* _Directive_: Copy out lines with the word "this" from the material that follows.

* _Listed entries_:
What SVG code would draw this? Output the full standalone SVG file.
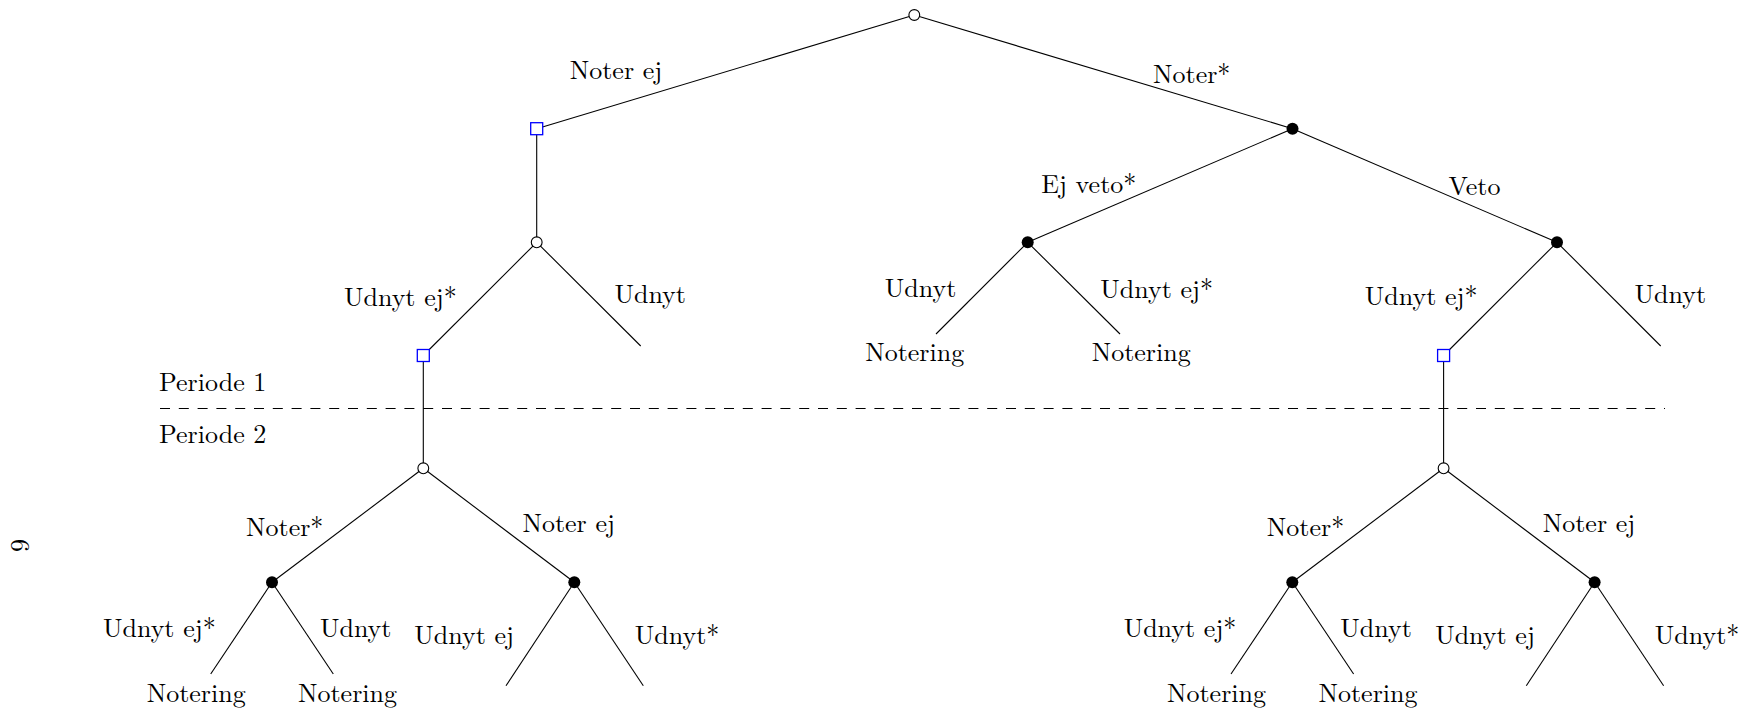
<svg xmlns="http://www.w3.org/2000/svg" width="1752" height="712" viewBox="0 0 1752 712">
<style>
.e line{stroke:#000;stroke-width:1.1}
.chance{fill:#fff;stroke:#000;stroke-width:1.1}
.dec{fill:#000}
.info{fill:#fff;stroke:#0000ff;stroke-width:1.3}
</style>
<rect width="1752" height="712" fill="#fff"/>
<line x1="160" y1="408.5" x2="1665" y2="408.5" stroke="#000" stroke-width="1.2" stroke-dasharray="10 8.8"/>
<g font-family="Latin Modern Roman, Liberation Serif, serif" font-size="26" fill="#000">
<text x="159" y="391">Periode 1</text>
<text x="159" y="443">Periode 2</text>
<text transform="translate(11,539) rotate(90)">6</text>
</g>
<g id="connectors" class="e">
<line x1="914.3" y1="15" x2="536.7" y2="128.7"/>
<line x1="914.3" y1="15" x2="1292.5" y2="128.7"/>
<line x1="536.7" y1="128.7" x2="536.7" y2="242.3"/>
<line x1="1292.5" y1="128.7" x2="1027.7" y2="242.3"/>
<line x1="1292.5" y1="128.7" x2="1557" y2="242.3"/>
<line x1="536.7" y1="242.3" x2="423.3" y2="355.5"/>
<line x1="536.7" y1="242.3" x2="640.7" y2="346"/>
<line x1="1027.7" y1="242.3" x2="936" y2="334"/>
<line x1="1027.7" y1="242.3" x2="1120" y2="334"/>
<line x1="1557" y1="242.3" x2="1443.6" y2="355.5"/>
<line x1="1557" y1="242.3" x2="1660.7" y2="346"/>
<line x1="423.3" y1="355.5" x2="423.3" y2="468.3"/>
<line x1="1443.6" y1="355.5" x2="1443.6" y2="468.3"/>
<line x1="423.3" y1="468.3" x2="272" y2="582.3"/>
<line x1="423.3" y1="468.3" x2="574.3" y2="582.3"/>
<line x1="1443.6" y1="468.3" x2="1292.3" y2="582.3"/>
<line x1="1443.6" y1="468.3" x2="1594.6" y2="582.3"/>
<line x1="272" y1="582.3" x2="210.7" y2="674"/>
<line x1="272" y1="582.3" x2="333.3" y2="674"/>
<line x1="574.3" y1="582.3" x2="506" y2="685.7"/>
<line x1="574.3" y1="582.3" x2="643.3" y2="685.7"/>
<line x1="1292.3" y1="582.3" x2="1231" y2="674"/>
<line x1="1292.3" y1="582.3" x2="1353.6" y2="674"/>
<line x1="1594.6" y1="582.3" x2="1526.3" y2="685.7"/>
<line x1="1594.6" y1="582.3" x2="1663.6" y2="685.7"/>
</g>
<g font-family="Latin Modern Roman, Liberation Serif, serif" font-size="26" fill="#000" text-anchor="middle">
<text x="616" y="79">Noter ej</text>
<text x="1191.7" y="82.5">Noter*</text>
<text x="1088.8" y="193">Ej veto*</text>
<text x="1474.5" y="195">Veto</text>
<text x="400.3" y="306">Udnyt ej*</text>
<text x="650.2" y="302.7">Udnyt</text>
<text x="920.5" y="296.7">Udnyt</text>
<text x="1156.7" y="298.3">Udnyt ej*</text>
<text x="914.7" y="361">Notering</text>
<text x="1141.2" y="361">Notering</text>
<text x="1421.2" y="305">Udnyt ej*</text>
<text x="1670.3" y="302.7">Udnyt</text>
<text x="284.7" y="535.5">Noter*</text>
<text x="568.7" y="532">Noter ej</text>
<text x="159.3" y="637.3">Udnyt ej*</text>
<text x="355.7" y="637.3">Udnyt</text>
<text x="464.2" y="644">Udnyt ej</text>
<text x="677" y="644">Udnyt*</text>
<text x="196.2" y="701.7">Notering</text>
<text x="347.5" y="701.7">Notering</text>
<text x="1305.5" y="535.5">Noter*</text>
<text x="1589" y="532">Noter ej</text>
<text x="1180" y="637.3">Udnyt ej*</text>
<text x="1376" y="637.3">Udnyt</text>
<text x="1485" y="644">Udnyt ej</text>
<text x="1697" y="644">Udnyt*</text>
<text x="1216.5" y="701.7">Notering</text>
<text x="1368" y="701.7">Notering</text>
</g>
<g id="n-root"><circle class="chance" cx="914.3" cy="15" r="5.4"/></g>
<g id="n-sq1"><rect class="info" x="530.7" y="122.7" width="12" height="12"/></g>
<g id="n-b1"><circle class="dec" cx="1292.5" cy="128.7" r="6"/></g>
<g id="n-c2"><circle class="chance" cx="536.7" cy="242.3" r="5.4"/></g>
<g id="n-b2"><circle class="dec" cx="1027.7" cy="242.3" r="6"/></g>
<g id="n-b3"><circle class="dec" cx="1557" cy="242.3" r="6"/></g>
<g id="n-sq2"><rect class="info" x="417.3" y="349.5" width="12" height="12"/></g>
<g id="n-sq3"><rect class="info" x="1437.6" y="349.5" width="12" height="12"/></g>
<g id="n-c3"><circle class="chance" cx="423.3" cy="468.3" r="5.4"/></g>
<g id="n-c4"><circle class="chance" cx="1443.6" cy="468.3" r="5.4"/></g>
<g id="n-b4"><circle class="dec" cx="272" cy="582.3" r="6"/></g>
<g id="n-b5"><circle class="dec" cx="574.3" cy="582.3" r="6"/></g>
<g id="n-b6"><circle class="dec" cx="1292.3" cy="582.3" r="6"/></g>
<g id="n-b7"><circle class="dec" cx="1594.6" cy="582.3" r="6"/></g>
</svg>
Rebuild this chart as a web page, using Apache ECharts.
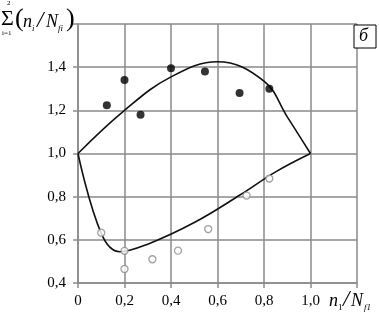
<!DOCTYPE html>
<html>
<head>
<meta charset="utf-8">
<script src="https://cdn.jsdelivr.net/npm/echarts@6/dist/echarts.min.js"></script>
<style>
html, body { margin: 0; padding: 0; background: #fff; }
#chart { width: 379px; height: 314px; }
</style>
</head>
<body>
<div id="chart"></div>
<script>
var myChart = echarts.init(document.getElementById("chart"));

// upper boundary curve
var upperX = [0, 0.2, 0.4, 0.6, 0.8, 0.9, 1.0];
var upperY = [1.0, 1.2, 1.355, 1.425, 1.335, 1.17, 1.0];
// lower boundary curve
var lowerX = [0, 0.1, 0.18, 0.3, 0.5, 0.7, 0.85, 1.0];
var lowerY = [1.0, 0.63, 0.545, 0.58, 0.68, 0.81, 0.915, 1.0];
// filled points
var filledX = [0.124, 0.2, 0.269, 0.4, 0.546, 0.695, 0.823];
var filledY = [1.223, 1.34, 1.18, 1.395, 1.38, 1.28, 1.30];
// open points
var openX = [0.10, 0.2, 0.2, 0.32, 0.43, 0.56, 0.725, 0.823];
var openY = [0.633, 0.549, 0.465, 0.51, 0.55, 0.65, 0.805, 0.884];

function pairs(xs, ys) {
    return xs.map(function (x, i) { return [x, ys[i]]; });
}

var font = "Liberation Serif";
var gridColor = "#8a8a8a";

function tickText(v, max) {
    if (Math.abs(v - max) < 1e-6) return "";
    if (Math.abs(v) < 1e-6) return "0";
    return v.toFixed(1).replace(".", ",");
}

var option = {
    backgroundColor: "#fff",
    animation: false,
    grid: { left: 78, right: 22, top: 24, bottom: 31 },
    xAxis: {
        type: "value",
        min: 0,
        max: 1.2,
        interval: 0.2,
        axisLine: { show: true, lineStyle: { color: gridColor, width: 1.5 } },
        axisTick: { show: true, length: 5, lineStyle: { color: gridColor, width: 1.5 } },
        splitLine: { show: true, lineStyle: { color: gridColor, width: 1.5 } },
        axisLabel: {
            margin: 11,
            color: "#000",
            fontFamily: font,
            fontSize: 15,
            formatter: function (v) { return tickText(v, 1.2); }
        }
    },
    yAxis: {
        type: "value",
        min: 0.4,
        max: 1.6,
        interval: 0.2,
        axisLine: { show: true, lineStyle: { color: gridColor, width: 1.5 } },
        axisTick: { show: true, length: 5, lineStyle: { color: gridColor, width: 1.5 } },
        splitLine: { show: true, lineStyle: { color: gridColor, width: 1.5 } },
        axisLabel: {
            margin: 12,
            color: "#000",
            fontFamily: font,
            fontSize: 15,
            formatter: function (v) { return tickText(v, 1.6); }
        }
    },
    series: [
        {
            type: "line",
            data: pairs(upperX, upperY),
            smooth: 0.4,
            symbol: "none",
            lineStyle: { color: "#111", width: 1.6 },
            z: 3
        },
        {
            type: "line",
            data: pairs(lowerX, lowerY),
            smooth: 0.4,
            symbol: "none",
            lineStyle: { color: "#111", width: 1.6 },
            z: 3
        },
        {
            type: "scatter",
            data: pairs(filledX, filledY),
            symbol: "circle",
            symbolSize: 8,
            itemStyle: { color: "#000" },
            z: 4
        },
        {
            type: "scatter",
            data: pairs(openX, openY),
            symbol: "circle",
            symbolSize: 7,
            itemStyle: { color: "#fff", borderColor: "#8a8a8a", borderWidth: 1.3 },
            z: 4
        }
    ],
    graphic: [
        // y axis title
        { type: "text", left: 1, top: 8, style: { text: "Σ", font: "22px " + font, fill: "#000" } },
        { type: "text", left: 7, top: 0, style: { text: "2", font: "7px " + font, fill: "#000" } },
        { type: "text", left: 2, top: 30, style: { text: "i=1", font: "7px " + font, fill: "#000" } },
        { type: "text", left: 15, top: 6, style: { text: "(", font: "26px " + font, fill: "#000" } },
        { type: "text", left: 23, top: 13, style: { text: "n", font: "italic 18px " + font, fill: "#000" } },
        { type: "text", left: 32, top: 24, style: { text: "i", font: "italic 9px " + font, fill: "#000" } },
        { type: "text", left: 37, top: 9, style: { text: "/", font: "italic 23px " + font, fill: "#000" } },
        { type: "text", left: 46, top: 13, style: { text: "N", font: "italic 18px " + font, fill: "#000" } },
        { type: "text", left: 58, top: 24, style: { text: "fi", font: "italic 9px " + font, fill: "#000" } },
        { type: "text", left: 66, top: 6, style: { text: ")", font: "26px " + font, fill: "#000" } },
        // x axis title
        { type: "text", left: 329, top: 292, style: { text: "n", font: "italic 18px " + font, fill: "#000" } },
        { type: "text", left: 338, top: 303, style: { text: "1", font: "9px " + font, fill: "#000" } },
        { type: "text", left: 343, top: 288, style: { text: "/", font: "italic 23px " + font, fill: "#000" } },
        { type: "text", left: 351, top: 292, style: { text: "N", font: "italic 18px " + font, fill: "#000" } },
        { type: "text", left: 364, top: 303, style: { text: "f1", font: "italic 9px " + font, fill: "#000" } },
        // panel label
        {
            type: "rect",
            shape: { x: 354, y: 25, width: 22, height: 23 },
            style: { fill: "#fff", stroke: "#000", lineWidth: 1 },
            z: 10
        },
        { type: "text", left: 359, top: 27, z: 11, style: { text: "б", font: "italic 18px " + font, fill: "#000" } }
    ]
};

myChart.setOption(option);
</script>
</body>
</html>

* _Output of the exercise_:
What SVG code would draw this? Output the full standalone SVG file.
Rebuild this chart as a web page, using Apache ECharts.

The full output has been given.